The 1951 Aradan Aeroflot An-2 crash was an aviation accident that occurred on 21 April 1951. An Antonov An-2 aircraft, operated by Aeroflot disappeared on a flight from Kyzyl to Abakan with four crew on board. The incident was the first fatal loss of the Antonov An-2. The aircraft's wreckage was not located until 2009 and was positively identified in 2019.

== Aircraft ==
The Antonov An-2 (registration number CCCP-A2597, serial number 10647307) had been manufactured on 28 January 1951. It was delivered to Aeroflot on 7 March of the same year. At the time of the crash the aircraft had logged a mere 102 flight hours.

== Flight ==
The An-2 took off from Kyzyl at 12:05 Moscow time on a cargo flight to Abakan with 485 kg of furs. The aircraft never arrived at Abakan; search and rescue operations were conducted but suspended a few days later as no trace of the aircraft nor the four crew were found.

== Crew ==
- Captain — Sergey Stepanovich Puzyryov
- First Officer — Leonid Filippovich Vasilyev
- Navigator — Vasily Ivanovich Medvedev
- Flight Engineer — Yuri Lukich Khmelnitsky

== Investigation ==
According to the findings of the investigation, the poor organization of the flight and inadequate management of the flight were highlighted as follows:

1) The aircraft was dispatched on a flight from Krasnoyarsk to Kyzyl outside of the schedule. The airports of Abakan and Kyzyl were not notified in time about this flight, its reception, servicing, and the aircraft involved.
- All four deceased crew members had never flown the Abakan-Kyzyl route before, even as operational passengers.
- The aircraft was dispatched from Abakan to Kyzyl and back according to a weather forecast that was below the established minimum.
- Premature termination of communication with the aircraft on the command radio station and failure to use it for flight management within hearing range.
2) Violation by Commander Puzyryov of §§ 84 and 256 NPP-47, resulting in the aircraft, flying in snowfall, potentially icing up (including carburetor icing) and crashing into a mountain during a forced descent with limited visibility. It was also considered that a landslide of rock and snow might have occurred.

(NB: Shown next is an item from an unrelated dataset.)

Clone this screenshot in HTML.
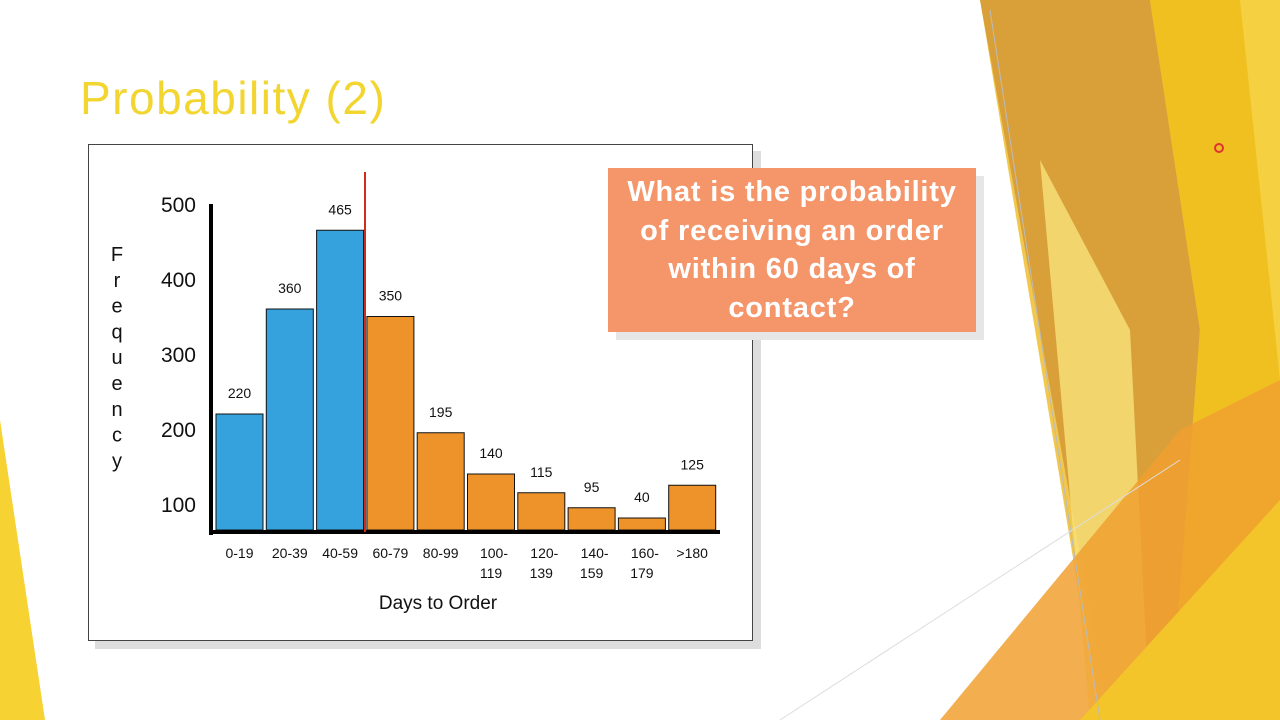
<!DOCTYPE html>
<html><head><meta charset="utf-8"><style>
body{margin:0;width:1280px;height:720px;overflow:hidden;background:#fff;font-family:"Liberation Sans",sans-serif;position:relative}
.abs{position:absolute}
</style></head><body>
<svg class="abs" style="left:0;top:0" width="1280" height="720">
<polygon points="0,420 45,720 0,720" fill="#F6D232"/>
<polygon points="980,0 1280,0 1280,720 1100,720" fill="#EFC23A" opacity="0.9"/>
<polygon points="980,0 1150,0 1200,330 1170,720 1110,720" fill="#D9A03A"/>
<polygon points="1150,0 1280,0 1280,720 1170,720 1200,330" fill="#F0C020"/>
<polygon points="1240,0 1280,0 1280,380" fill="#F5D040"/>
<polygon points="1040,160 1130,330 1150,720 1090,720" fill="#F8E27A" opacity="0.8"/>
<polygon points="940,720 1180,430 1280,380 1280,720" fill="#F0A030" opacity="0.85"/>
<polygon points="1080,720 1280,500 1280,720" fill="#F3C52A"/>
<line x1="990" y1="10" x2="1100" y2="720" stroke="#bbb" stroke-width="1"/>
<line x1="780" y1="720" x2="1180" y2="460" stroke="#ddd" stroke-width="1"/>
<circle cx="1219" cy="148" r="4" fill="none" stroke="#d33" stroke-width="2"/>
</svg>
<div class="abs" style="left:80px;top:71px;font-size:46px;letter-spacing:1.5px;color:#F2D530">Probability (2)</div>
<div class="abs" style="left:95px;top:151px;width:666px;height:498px;background:#ddd"></div>
<div class="abs" style="left:88px;top:144px;width:663px;height:495px;background:#fff;border:1px solid #444"></div>
<svg class="abs" id="chart" style="left:0;top:0" width="1280" height="720"></svg>
<div class="abs" style="left:616px;top:176px;width:368px;height:164px;background:#e6e6e6"></div>
<div class="abs" style="left:608px;top:168px;width:368px;height:164px;background:#F4956A;color:#fff;font-size:29px;font-weight:bold;letter-spacing:0.8px;text-align:center;line-height:38.5px;display:flex;align-items:center;justify-content:center"><div>What is the probability<br>of receiving an order<br>within 60 days of<br>contact?</div></div>
<script>
const categories=["0-19","20-39","40-59","60-79","80-99","100-\n119","120-\n139","140-\n159","160-\n179",">180"];
const values=[220,360,465,350,195,140,115,95,40,125];
const yTicks=[100,200,300,400,500];
const highlightCount=3;
const svg=document.getElementById('chart');
const NS="http://www.w3.org/2000/svg";
function el(t,a){const e=document.createElementNS(NS,t);for(const k in a)e.setAttribute(k,a[k]);svg.appendChild(e);return e;}
const base=530;
function y(v){return Math.min(579-0.75*v, base-12);}
function yt(v){return 579-0.75*v;}
function x(i){return 216+i*50.3;}
const bw=47;
values.forEach((v,i)=>{
 const r=el('rect',{x:x(i),y:y(v),width:bw,height:base-y(v),fill:i<highlightCount?'#35A2DD':'#EE922A',stroke:'#111','stroke-width':1});
 
 
 const t=el('text',{x:x(i)+bw/2,y:y(v)-16,'text-anchor':'middle','font-size':14,fill:'#111'});
 t.textContent=v;
 
 
 const parts=categories[i].split('\n');
 parts.forEach((p,j)=>{
  const c=el('text',{x:x(i)+bw/2+(j===0&&parts.length>1?3:0),y:558+j*20,'text-anchor':'middle','font-size':14,fill:'#111'});
  c.textContent=p;
  
  
 });
});
yTicks.forEach(v=>{
 const t=el('text',{x:196,y:yt(v)+8,'text-anchor':'end','font-size':21,fill:'#111'});
 t.textContent=v;
 
 
});
const ya=el('line',{x1:211,y1:204,x2:211,y2:535,stroke:'#000','stroke-width':4});


const xa=el('line',{x1:209,y1:532,x2:720,y2:532,stroke:'#000','stroke-width':4});


const rl=el('line',{x1:365,y1:172,x2:365,y2:532,stroke:'#D42A1A','stroke-width':2});


const xt=el('text',{x:438,y:609,'text-anchor':'middle','font-size':19,fill:'#111'});
xt.textContent='Days to Order';


"Frequency".split('').forEach((ch,i)=>{
 const t=el('text',{x:117,y:261+i*25.8,'text-anchor':'middle','font-size':20,fill:'#111'});
 t.textContent=ch;
 
 
});
</script>
</body></html>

3) Poor meteorological support for the flight was identified due to the following reasons:
- The weather forecast prepared by the Kyzyl AMSG did not predict wet snow, visibility up to 1 kilometer, and the covering of the Aradan Ridge by clouds.
- A storm warning from the Olenya Rechka meteorological station was transmitted to the Kyzyl airport's ADS only 39 minutes after it was received via telegraph, preventing the aircraft from returning to the airport.
- Lack of direct telephone communication between AMSG and the telegraph and poor interaction between the GMB and AMSG of Kyzyl.

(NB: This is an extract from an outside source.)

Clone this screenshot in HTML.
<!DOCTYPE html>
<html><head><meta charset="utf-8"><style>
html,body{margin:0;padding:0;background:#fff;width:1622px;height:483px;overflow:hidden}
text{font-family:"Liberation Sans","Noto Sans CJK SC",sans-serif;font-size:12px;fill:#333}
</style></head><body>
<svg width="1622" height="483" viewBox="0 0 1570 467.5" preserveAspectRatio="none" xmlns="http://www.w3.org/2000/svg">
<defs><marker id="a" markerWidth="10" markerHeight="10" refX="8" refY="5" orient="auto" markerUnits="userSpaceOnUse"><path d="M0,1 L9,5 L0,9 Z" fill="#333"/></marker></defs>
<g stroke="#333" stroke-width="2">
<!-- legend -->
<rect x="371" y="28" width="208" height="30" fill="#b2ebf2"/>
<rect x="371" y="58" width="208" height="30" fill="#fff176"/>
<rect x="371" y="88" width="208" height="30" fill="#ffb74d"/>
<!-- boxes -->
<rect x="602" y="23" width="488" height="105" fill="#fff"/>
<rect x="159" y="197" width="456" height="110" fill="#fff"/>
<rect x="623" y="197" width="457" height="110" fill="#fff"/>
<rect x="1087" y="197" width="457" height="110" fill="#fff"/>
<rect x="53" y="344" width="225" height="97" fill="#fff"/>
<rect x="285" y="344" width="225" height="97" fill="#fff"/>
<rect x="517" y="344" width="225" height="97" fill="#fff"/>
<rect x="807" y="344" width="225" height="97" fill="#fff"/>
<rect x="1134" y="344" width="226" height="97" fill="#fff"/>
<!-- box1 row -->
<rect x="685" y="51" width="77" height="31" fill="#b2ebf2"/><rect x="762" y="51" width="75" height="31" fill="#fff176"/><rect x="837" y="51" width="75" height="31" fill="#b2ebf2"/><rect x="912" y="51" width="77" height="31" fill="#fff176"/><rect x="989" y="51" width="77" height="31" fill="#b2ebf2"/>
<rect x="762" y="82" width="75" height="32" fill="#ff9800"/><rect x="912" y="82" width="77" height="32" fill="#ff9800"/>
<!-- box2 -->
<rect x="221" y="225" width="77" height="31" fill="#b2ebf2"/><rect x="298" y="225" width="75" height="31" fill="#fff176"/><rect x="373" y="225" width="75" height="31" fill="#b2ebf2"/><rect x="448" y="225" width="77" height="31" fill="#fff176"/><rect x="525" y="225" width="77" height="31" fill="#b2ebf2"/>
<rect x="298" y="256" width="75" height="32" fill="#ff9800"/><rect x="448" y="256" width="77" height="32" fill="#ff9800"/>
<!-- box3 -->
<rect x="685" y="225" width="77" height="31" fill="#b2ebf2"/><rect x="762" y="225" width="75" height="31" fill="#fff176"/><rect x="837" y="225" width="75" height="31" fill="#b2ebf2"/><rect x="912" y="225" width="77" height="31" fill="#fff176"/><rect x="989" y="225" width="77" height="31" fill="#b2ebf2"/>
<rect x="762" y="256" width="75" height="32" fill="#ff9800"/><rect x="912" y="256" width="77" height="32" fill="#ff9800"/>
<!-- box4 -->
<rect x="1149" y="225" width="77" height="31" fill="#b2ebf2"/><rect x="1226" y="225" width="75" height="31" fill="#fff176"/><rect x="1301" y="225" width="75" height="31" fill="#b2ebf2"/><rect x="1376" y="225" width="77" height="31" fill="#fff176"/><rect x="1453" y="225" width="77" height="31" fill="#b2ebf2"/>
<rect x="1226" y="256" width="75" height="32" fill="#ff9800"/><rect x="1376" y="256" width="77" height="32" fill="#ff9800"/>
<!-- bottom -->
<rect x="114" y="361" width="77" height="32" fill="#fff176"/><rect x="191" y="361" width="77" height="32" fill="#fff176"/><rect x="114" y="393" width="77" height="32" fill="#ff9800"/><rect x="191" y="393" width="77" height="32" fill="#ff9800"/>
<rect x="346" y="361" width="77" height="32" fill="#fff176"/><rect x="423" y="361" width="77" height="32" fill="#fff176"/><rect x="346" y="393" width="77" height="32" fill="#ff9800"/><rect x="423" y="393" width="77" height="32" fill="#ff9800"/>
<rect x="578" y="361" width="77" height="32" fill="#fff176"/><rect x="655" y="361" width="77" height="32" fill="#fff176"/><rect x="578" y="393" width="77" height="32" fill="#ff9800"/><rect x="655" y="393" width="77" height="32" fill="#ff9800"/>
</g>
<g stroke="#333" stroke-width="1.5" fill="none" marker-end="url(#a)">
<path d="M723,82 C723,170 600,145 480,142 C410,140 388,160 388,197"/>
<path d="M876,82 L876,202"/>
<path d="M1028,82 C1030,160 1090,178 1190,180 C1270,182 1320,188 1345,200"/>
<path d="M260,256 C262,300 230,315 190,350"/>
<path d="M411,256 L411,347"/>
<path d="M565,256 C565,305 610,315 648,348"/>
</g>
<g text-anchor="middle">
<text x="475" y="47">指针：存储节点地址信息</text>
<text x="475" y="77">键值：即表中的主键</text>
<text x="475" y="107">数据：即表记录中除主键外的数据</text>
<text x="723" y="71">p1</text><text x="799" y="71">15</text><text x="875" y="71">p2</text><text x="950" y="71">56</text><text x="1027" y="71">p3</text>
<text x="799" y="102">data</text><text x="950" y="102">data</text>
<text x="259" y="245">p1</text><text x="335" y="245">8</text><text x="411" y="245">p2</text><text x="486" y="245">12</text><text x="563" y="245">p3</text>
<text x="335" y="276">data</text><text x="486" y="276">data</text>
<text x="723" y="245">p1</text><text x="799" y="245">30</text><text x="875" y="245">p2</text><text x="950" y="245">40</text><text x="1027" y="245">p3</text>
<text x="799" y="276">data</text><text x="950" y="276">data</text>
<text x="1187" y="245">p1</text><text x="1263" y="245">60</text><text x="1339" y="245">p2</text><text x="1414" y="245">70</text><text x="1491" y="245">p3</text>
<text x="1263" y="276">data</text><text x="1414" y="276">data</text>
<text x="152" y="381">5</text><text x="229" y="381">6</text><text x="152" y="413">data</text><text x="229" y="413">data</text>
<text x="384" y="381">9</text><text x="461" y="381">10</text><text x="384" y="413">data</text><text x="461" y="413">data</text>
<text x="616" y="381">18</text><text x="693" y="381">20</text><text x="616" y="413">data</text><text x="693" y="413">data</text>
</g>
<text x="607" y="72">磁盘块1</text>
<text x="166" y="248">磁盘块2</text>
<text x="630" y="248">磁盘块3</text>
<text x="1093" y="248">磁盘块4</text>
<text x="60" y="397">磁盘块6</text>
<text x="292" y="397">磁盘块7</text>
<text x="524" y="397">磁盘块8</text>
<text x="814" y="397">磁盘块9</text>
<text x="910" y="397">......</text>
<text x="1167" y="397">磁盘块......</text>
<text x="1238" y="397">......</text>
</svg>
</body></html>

== Findings in 2009 and 2019 ==
In August 2009, blogger Sergey Shishkin and his group filmed the wreckage of an An-2. The video shows landing gear struts, the engine, and parts of the fuselage. The video was uploaded to YouTube on 31 March 2016, titled “Aradan 2009. 10th day.” Shishkin was not able to identify the aircraft.

On 9 June 2019, a helicopter piloted by Alexey Kantsedalov rediscovered the wreckage at an altitude of 1,850 meters (200 meters from the landing site). Kantsedalov saw the remains of the aircraft and, recognizing the first digits of the registration number, confirmed that it was indeed CCCP-A2597:

Found the engine number, found the aircraft number. I mapped out a route for myself because I didn't know the exact spot. Yes, the Aviators' Pass, but it's just marked on the map. There are no coordinates, nothing. We flew with my son. We had a flight to Abakan, made a detour to Ergaki. We flew and found this place. We landed there, and by the engine number and the first two digits of the registration number, we were able to identify that it was indeed that aircraft. And then we started looking for the relatives.